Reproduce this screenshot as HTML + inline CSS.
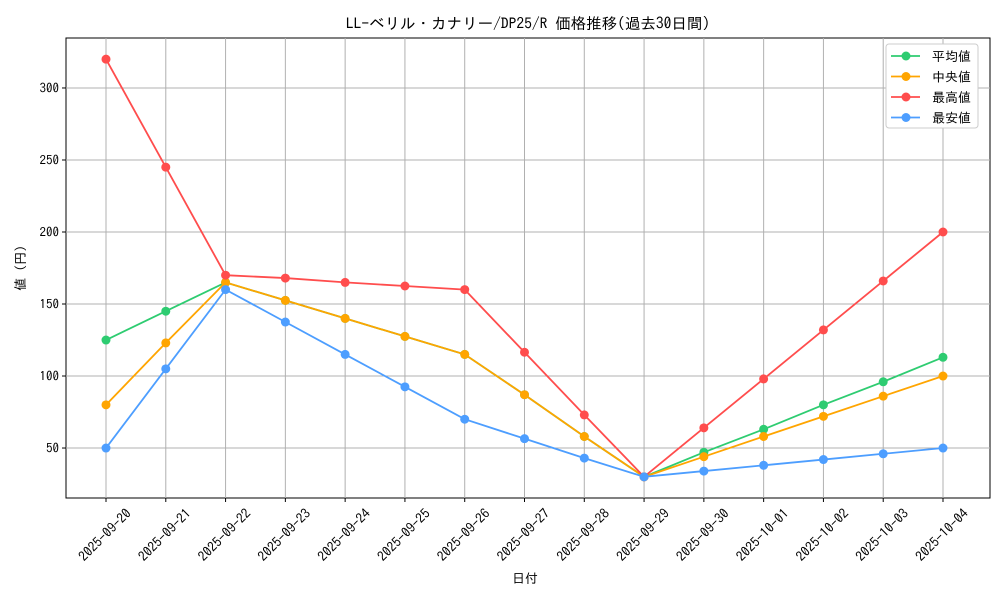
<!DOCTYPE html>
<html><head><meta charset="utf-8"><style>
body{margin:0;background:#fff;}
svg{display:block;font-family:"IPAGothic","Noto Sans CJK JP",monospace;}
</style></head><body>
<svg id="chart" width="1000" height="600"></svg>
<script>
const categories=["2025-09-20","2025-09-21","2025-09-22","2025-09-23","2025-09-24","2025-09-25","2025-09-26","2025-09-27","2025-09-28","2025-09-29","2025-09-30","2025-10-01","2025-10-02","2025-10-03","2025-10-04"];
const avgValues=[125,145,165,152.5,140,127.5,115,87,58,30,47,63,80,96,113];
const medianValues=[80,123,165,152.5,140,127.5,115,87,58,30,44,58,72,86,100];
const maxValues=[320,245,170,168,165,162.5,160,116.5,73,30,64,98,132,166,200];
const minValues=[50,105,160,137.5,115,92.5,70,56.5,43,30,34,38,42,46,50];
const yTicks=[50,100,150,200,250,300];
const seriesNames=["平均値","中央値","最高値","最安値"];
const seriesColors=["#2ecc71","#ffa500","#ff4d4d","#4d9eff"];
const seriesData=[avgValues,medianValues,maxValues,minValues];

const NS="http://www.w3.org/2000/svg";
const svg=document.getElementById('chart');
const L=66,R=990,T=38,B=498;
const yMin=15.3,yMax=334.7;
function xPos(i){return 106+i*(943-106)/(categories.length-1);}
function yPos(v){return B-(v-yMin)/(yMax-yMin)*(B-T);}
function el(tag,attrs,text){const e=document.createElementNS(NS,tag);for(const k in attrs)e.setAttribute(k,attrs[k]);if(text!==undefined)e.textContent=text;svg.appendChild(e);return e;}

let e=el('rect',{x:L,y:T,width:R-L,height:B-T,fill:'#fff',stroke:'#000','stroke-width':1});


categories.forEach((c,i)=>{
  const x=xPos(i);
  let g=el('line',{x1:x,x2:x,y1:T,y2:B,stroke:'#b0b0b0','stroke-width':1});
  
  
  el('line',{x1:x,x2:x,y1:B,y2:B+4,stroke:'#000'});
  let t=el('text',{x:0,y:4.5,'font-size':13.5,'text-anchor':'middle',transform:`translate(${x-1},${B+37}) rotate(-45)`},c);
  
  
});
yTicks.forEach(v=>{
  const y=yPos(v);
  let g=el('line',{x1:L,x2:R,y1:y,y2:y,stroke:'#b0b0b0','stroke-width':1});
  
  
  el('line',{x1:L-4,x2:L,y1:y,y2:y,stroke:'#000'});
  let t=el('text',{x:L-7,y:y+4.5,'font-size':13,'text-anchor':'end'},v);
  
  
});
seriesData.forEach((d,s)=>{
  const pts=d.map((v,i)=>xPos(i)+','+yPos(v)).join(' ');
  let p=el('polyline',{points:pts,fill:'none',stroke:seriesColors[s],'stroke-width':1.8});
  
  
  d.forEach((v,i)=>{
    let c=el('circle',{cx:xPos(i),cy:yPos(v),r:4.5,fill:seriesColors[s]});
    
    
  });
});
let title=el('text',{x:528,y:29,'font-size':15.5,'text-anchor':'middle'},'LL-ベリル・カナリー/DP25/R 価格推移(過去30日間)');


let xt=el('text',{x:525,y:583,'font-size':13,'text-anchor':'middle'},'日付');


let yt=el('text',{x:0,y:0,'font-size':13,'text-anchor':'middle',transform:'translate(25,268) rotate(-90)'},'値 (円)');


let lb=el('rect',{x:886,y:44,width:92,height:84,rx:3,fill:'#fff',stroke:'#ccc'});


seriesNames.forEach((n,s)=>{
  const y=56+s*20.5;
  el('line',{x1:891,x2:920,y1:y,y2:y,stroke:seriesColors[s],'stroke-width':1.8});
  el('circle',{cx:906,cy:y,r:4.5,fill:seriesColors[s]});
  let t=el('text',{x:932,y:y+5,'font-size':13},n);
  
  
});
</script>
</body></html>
- - - -
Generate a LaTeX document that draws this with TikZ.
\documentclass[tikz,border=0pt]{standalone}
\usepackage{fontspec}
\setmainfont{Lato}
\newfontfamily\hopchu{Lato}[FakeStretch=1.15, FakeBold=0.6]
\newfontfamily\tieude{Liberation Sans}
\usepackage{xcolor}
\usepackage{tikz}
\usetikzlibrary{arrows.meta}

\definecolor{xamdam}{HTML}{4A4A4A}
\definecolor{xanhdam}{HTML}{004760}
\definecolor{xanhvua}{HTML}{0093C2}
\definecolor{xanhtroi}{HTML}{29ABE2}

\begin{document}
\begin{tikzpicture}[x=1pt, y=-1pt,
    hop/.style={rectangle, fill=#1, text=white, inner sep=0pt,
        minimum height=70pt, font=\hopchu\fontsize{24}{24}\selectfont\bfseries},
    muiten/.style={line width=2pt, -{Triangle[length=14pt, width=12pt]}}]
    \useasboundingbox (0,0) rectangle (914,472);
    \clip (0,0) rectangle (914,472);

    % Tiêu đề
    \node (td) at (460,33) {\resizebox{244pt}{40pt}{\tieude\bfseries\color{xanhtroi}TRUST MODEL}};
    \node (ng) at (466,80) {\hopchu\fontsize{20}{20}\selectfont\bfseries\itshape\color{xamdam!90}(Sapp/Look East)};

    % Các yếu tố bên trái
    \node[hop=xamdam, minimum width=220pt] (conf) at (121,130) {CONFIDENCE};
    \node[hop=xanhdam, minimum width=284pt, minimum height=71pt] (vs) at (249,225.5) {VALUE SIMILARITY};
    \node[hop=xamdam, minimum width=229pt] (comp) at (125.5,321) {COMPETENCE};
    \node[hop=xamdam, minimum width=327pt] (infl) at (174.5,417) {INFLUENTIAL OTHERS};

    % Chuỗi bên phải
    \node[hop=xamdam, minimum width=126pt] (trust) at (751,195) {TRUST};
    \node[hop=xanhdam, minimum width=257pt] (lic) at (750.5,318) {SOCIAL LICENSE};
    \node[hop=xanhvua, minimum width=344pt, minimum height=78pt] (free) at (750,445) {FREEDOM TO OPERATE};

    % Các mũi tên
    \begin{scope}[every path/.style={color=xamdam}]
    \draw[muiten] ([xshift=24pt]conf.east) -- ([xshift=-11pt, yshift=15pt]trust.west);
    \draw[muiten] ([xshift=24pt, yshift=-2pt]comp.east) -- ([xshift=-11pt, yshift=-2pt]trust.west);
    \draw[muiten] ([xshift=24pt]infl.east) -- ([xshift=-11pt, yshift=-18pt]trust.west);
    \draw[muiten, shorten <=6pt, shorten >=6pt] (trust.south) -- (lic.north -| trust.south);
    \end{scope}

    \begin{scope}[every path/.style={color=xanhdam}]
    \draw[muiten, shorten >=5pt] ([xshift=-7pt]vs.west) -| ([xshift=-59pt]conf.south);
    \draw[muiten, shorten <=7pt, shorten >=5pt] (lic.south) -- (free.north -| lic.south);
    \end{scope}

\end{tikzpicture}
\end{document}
- - - -
- [Written problem]: Copy out all lines where the word "this" appears.

- [Worked answer]:
Reproduce this screenshot as HTML + inline CSS.
Generate a LaTeX document that draws this with TikZ.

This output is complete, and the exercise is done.